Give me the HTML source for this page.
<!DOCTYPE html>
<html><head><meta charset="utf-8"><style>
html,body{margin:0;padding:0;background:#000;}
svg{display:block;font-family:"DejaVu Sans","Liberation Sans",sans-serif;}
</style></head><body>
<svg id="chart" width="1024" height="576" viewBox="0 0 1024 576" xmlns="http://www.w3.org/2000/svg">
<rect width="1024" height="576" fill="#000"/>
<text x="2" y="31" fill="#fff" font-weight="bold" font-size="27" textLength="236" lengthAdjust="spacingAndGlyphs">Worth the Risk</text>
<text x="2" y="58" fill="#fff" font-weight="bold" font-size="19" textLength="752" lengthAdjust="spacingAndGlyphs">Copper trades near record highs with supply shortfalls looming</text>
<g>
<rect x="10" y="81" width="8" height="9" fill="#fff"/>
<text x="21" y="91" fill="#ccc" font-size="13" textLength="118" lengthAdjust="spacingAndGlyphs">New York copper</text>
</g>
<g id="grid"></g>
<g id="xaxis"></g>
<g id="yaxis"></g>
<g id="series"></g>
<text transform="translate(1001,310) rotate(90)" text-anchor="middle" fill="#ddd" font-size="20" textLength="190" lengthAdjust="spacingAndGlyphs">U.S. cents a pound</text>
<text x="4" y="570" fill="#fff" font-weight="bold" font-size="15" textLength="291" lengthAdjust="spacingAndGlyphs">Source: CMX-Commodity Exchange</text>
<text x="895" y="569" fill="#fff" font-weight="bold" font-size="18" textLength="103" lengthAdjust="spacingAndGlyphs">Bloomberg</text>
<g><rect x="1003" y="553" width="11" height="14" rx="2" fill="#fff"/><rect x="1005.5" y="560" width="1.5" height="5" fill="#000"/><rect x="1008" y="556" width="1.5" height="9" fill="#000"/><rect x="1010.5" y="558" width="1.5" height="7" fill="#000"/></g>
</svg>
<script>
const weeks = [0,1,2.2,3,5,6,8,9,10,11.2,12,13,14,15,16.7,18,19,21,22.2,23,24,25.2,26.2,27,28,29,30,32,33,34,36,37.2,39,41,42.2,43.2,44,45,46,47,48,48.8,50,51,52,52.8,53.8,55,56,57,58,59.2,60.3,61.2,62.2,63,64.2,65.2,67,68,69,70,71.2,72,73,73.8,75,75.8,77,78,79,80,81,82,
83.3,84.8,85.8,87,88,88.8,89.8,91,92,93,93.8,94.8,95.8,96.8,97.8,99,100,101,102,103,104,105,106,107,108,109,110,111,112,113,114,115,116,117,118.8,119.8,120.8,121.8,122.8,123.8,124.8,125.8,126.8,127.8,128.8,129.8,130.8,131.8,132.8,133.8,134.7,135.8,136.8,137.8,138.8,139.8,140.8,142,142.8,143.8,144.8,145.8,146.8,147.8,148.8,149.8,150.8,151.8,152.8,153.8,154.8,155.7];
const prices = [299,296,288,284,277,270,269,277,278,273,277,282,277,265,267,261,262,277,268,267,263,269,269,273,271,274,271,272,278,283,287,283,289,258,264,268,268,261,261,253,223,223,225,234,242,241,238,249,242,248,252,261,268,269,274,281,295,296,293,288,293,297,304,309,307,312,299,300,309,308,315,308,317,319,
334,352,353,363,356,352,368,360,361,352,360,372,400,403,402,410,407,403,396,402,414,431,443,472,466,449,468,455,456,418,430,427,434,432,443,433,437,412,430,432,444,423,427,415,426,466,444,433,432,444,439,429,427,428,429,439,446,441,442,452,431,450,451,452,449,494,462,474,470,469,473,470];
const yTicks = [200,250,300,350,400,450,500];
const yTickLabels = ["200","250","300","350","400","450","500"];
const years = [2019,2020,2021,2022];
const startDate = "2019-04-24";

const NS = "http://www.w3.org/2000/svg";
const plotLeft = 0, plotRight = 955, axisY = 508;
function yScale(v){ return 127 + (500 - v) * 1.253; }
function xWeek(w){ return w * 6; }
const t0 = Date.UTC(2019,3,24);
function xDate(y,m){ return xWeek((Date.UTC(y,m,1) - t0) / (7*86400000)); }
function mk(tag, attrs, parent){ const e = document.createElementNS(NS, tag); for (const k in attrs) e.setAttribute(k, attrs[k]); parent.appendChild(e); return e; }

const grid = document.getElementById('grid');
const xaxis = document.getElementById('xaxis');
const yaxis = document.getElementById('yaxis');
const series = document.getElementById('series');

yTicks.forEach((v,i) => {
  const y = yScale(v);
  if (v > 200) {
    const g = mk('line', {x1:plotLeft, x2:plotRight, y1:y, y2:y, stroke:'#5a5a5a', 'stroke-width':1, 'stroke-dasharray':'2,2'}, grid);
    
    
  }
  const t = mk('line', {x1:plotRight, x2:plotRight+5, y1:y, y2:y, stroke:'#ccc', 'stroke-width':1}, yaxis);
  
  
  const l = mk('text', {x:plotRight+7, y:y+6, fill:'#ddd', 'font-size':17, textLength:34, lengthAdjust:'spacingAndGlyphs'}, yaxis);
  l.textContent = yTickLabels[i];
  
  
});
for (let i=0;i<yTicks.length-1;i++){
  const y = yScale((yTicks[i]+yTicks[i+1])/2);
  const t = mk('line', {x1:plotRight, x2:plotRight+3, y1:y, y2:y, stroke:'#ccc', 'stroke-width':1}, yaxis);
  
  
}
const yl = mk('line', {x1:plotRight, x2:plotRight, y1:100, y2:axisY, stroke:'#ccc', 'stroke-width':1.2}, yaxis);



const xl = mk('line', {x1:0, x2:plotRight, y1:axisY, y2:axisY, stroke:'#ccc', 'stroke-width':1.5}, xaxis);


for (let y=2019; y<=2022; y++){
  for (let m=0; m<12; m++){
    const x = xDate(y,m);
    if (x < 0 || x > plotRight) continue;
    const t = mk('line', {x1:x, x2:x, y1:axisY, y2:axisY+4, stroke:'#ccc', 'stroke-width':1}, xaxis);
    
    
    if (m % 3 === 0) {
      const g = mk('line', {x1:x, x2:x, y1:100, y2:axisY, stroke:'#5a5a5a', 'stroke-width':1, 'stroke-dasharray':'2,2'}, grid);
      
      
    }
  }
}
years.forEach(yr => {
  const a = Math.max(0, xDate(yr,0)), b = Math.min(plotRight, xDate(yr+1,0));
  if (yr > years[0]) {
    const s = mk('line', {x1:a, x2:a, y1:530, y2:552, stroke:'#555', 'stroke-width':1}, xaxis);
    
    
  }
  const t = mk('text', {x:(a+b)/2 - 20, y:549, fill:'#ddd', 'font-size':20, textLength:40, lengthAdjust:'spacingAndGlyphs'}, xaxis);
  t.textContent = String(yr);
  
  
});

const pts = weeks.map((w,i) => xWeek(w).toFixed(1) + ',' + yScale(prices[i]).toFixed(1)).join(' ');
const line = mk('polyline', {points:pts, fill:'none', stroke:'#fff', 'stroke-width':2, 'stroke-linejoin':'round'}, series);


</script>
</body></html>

______

Print the listing above in its entirety, with every line exact.

Give me the HTML source for this page.
<!DOCTYPE html>
<html><head><meta charset="utf-8"><style>
html,body{margin:0;padding:0;background:#000;}
svg{display:block;font-family:"DejaVu Sans","Liberation Sans",sans-serif;}
</style></head><body>
<svg id="chart" width="1024" height="576" viewBox="0 0 1024 576" xmlns="http://www.w3.org/2000/svg">
<rect width="1024" height="576" fill="#000"/>
<text x="2" y="31" fill="#fff" font-weight="bold" font-size="27" textLength="236" lengthAdjust="spacingAndGlyphs">Worth the Risk</text>
<text x="2" y="58" fill="#fff" font-weight="bold" font-size="19" textLength="752" lengthAdjust="spacingAndGlyphs">Copper trades near record highs with supply shortfalls looming</text>
<g>
<rect x="10" y="81" width="8" height="9" fill="#fff"/>
<text x="21" y="91" fill="#ccc" font-size="13" textLength="118" lengthAdjust="spacingAndGlyphs">New York copper</text>
</g>
<g id="grid"></g>
<g id="xaxis"></g>
<g id="yaxis"></g>
<g id="series"></g>
<text transform="translate(1001,310) rotate(90)" text-anchor="middle" fill="#ddd" font-size="20" textLength="190" lengthAdjust="spacingAndGlyphs">U.S. cents a pound</text>
<text x="4" y="570" fill="#fff" font-weight="bold" font-size="15" textLength="291" lengthAdjust="spacingAndGlyphs">Source: CMX-Commodity Exchange</text>
<text x="895" y="569" fill="#fff" font-weight="bold" font-size="18" textLength="103" lengthAdjust="spacingAndGlyphs">Bloomberg</text>
<g><rect x="1003" y="553" width="11" height="14" rx="2" fill="#fff"/><rect x="1005.5" y="560" width="1.5" height="5" fill="#000"/><rect x="1008" y="556" width="1.5" height="9" fill="#000"/><rect x="1010.5" y="558" width="1.5" height="7" fill="#000"/></g>
</svg>
<script>
const weeks = [0,1,2.2,3,5,6,8,9,10,11.2,12,13,14,15,16.7,18,19,21,22.2,23,24,25.2,26.2,27,28,29,30,32,33,34,36,37.2,39,41,42.2,43.2,44,45,46,47,48,48.8,50,51,52,52.8,53.8,55,56,57,58,59.2,60.3,61.2,62.2,63,64.2,65.2,67,68,69,70,71.2,72,73,73.8,75,75.8,77,78,79,80,81,82,
83.3,84.8,85.8,87,88,88.8,89.8,91,92,93,93.8,94.8,95.8,96.8,97.8,99,100,101,102,103,104,105,106,107,108,109,110,111,112,113,114,115,116,117,118.8,119.8,120.8,121.8,122.8,123.8,124.8,125.8,126.8,127.8,128.8,129.8,130.8,131.8,132.8,133.8,134.7,135.8,136.8,137.8,138.8,139.8,140.8,142,142.8,143.8,144.8,145.8,146.8,147.8,148.8,149.8,150.8,151.8,152.8,153.8,154.8,155.7];
const prices = [299,296,288,284,277,270,269,277,278,273,277,282,277,265,267,261,262,277,268,267,263,269,269,273,271,274,271,272,278,283,287,283,289,258,264,268,268,261,261,253,223,223,225,234,242,241,238,249,242,248,252,261,268,269,274,281,295,296,293,288,293,297,304,309,307,312,299,300,309,308,315,308,317,319,
334,352,353,363,356,352,368,360,361,352,360,372,400,403,402,410,407,403,396,402,414,431,443,472,466,449,468,455,456,418,430,427,434,432,443,433,437,412,430,432,444,423,427,415,426,466,444,433,432,444,439,429,427,428,429,439,446,441,442,452,431,450,451,452,449,494,462,474,470,469,473,470];
const yTicks = [200,250,300,350,400,450,500];
const yTickLabels = ["200","250","300","350","400","450","500"];
const years = [2019,2020,2021,2022];
const startDate = "2019-04-24";

const NS = "http://www.w3.org/2000/svg";
const plotLeft = 0, plotRight = 955, axisY = 508;
function yScale(v){ return 127 + (500 - v) * 1.253; }
function xWeek(w){ return w * 6; }
const t0 = Date.UTC(2019,3,24);
function xDate(y,m){ return xWeek((Date.UTC(y,m,1) - t0) / (7*86400000)); }
function mk(tag, attrs, parent){ const e = document.createElementNS(NS, tag); for (const k in attrs) e.setAttribute(k, attrs[k]); parent.appendChild(e); return e; }

const grid = document.getElementById('grid');
const xaxis = document.getElementById('xaxis');
const yaxis = document.getElementById('yaxis');
const series = document.getElementById('series');

yTicks.forEach((v,i) => {
  const y = yScale(v);
  if (v > 200) {
    const g = mk('line', {x1:plotLeft, x2:plotRight, y1:y, y2:y, stroke:'#5a5a5a', 'stroke-width':1, 'stroke-dasharray':'2,2'}, grid);
    
    
  }
  const t = mk('line', {x1:plotRight, x2:plotRight+5, y1:y, y2:y, stroke:'#ccc', 'stroke-width':1}, yaxis);
  
  
  const l = mk('text', {x:plotRight+7, y:y+6, fill:'#ddd', 'font-size':17, textLength:34, lengthAdjust:'spacingAndGlyphs'}, yaxis);
  l.textContent = yTickLabels[i];
  
  
});
for (let i=0;i<yTicks.length-1;i++){
  const y = yScale((yTicks[i]+yTicks[i+1])/2);
  const t = mk('line', {x1:plotRight, x2:plotRight+3, y1:y, y2:y, stroke:'#ccc', 'stroke-width':1}, yaxis);
  
  
}
const yl = mk('line', {x1:plotRight, x2:plotRight, y1:100, y2:axisY, stroke:'#ccc', 'stroke-width':1.2}, yaxis);



const xl = mk('line', {x1:0, x2:plotRight, y1:axisY, y2:axisY, stroke:'#ccc', 'stroke-width':1.5}, xaxis);


for (let y=2019; y<=2022; y++){
  for (let m=0; m<12; m++){
    const x = xDate(y,m);
    if (x < 0 || x > plotRight) continue;
    const t = mk('line', {x1:x, x2:x, y1:axisY, y2:axisY+4, stroke:'#ccc', 'stroke-width':1}, xaxis);
    
    
    if (m % 3 === 0) {
      const g = mk('line', {x1:x, x2:x, y1:100, y2:axisY, stroke:'#5a5a5a', 'stroke-width':1, 'stroke-dasharray':'2,2'}, grid);
      
      
    }
  }
}
years.forEach(yr => {
  const a = Math.max(0, xDate(yr,0)), b = Math.min(plotRight, xDate(yr+1,0));
  if (yr > years[0]) {
    const s = mk('line', {x1:a, x2:a, y1:530, y2:552, stroke:'#555', 'stroke-width':1}, xaxis);
    
    
  }
  const t = mk('text', {x:(a+b)/2 - 20, y:549, fill:'#ddd', 'font-size':20, textLength:40, lengthAdjust:'spacingAndGlyphs'}, xaxis);
  t.textContent = String(yr);
  
  
});

const pts = weeks.map((w,i) => xWeek(w).toFixed(1) + ',' + yScale(prices[i]).toFixed(1)).join(' ');
const line = mk('polyline', {points:pts, fill:'none', stroke:'#fff', 'stroke-width':2, 'stroke-linejoin':'round'}, series);


</script>
</body></html>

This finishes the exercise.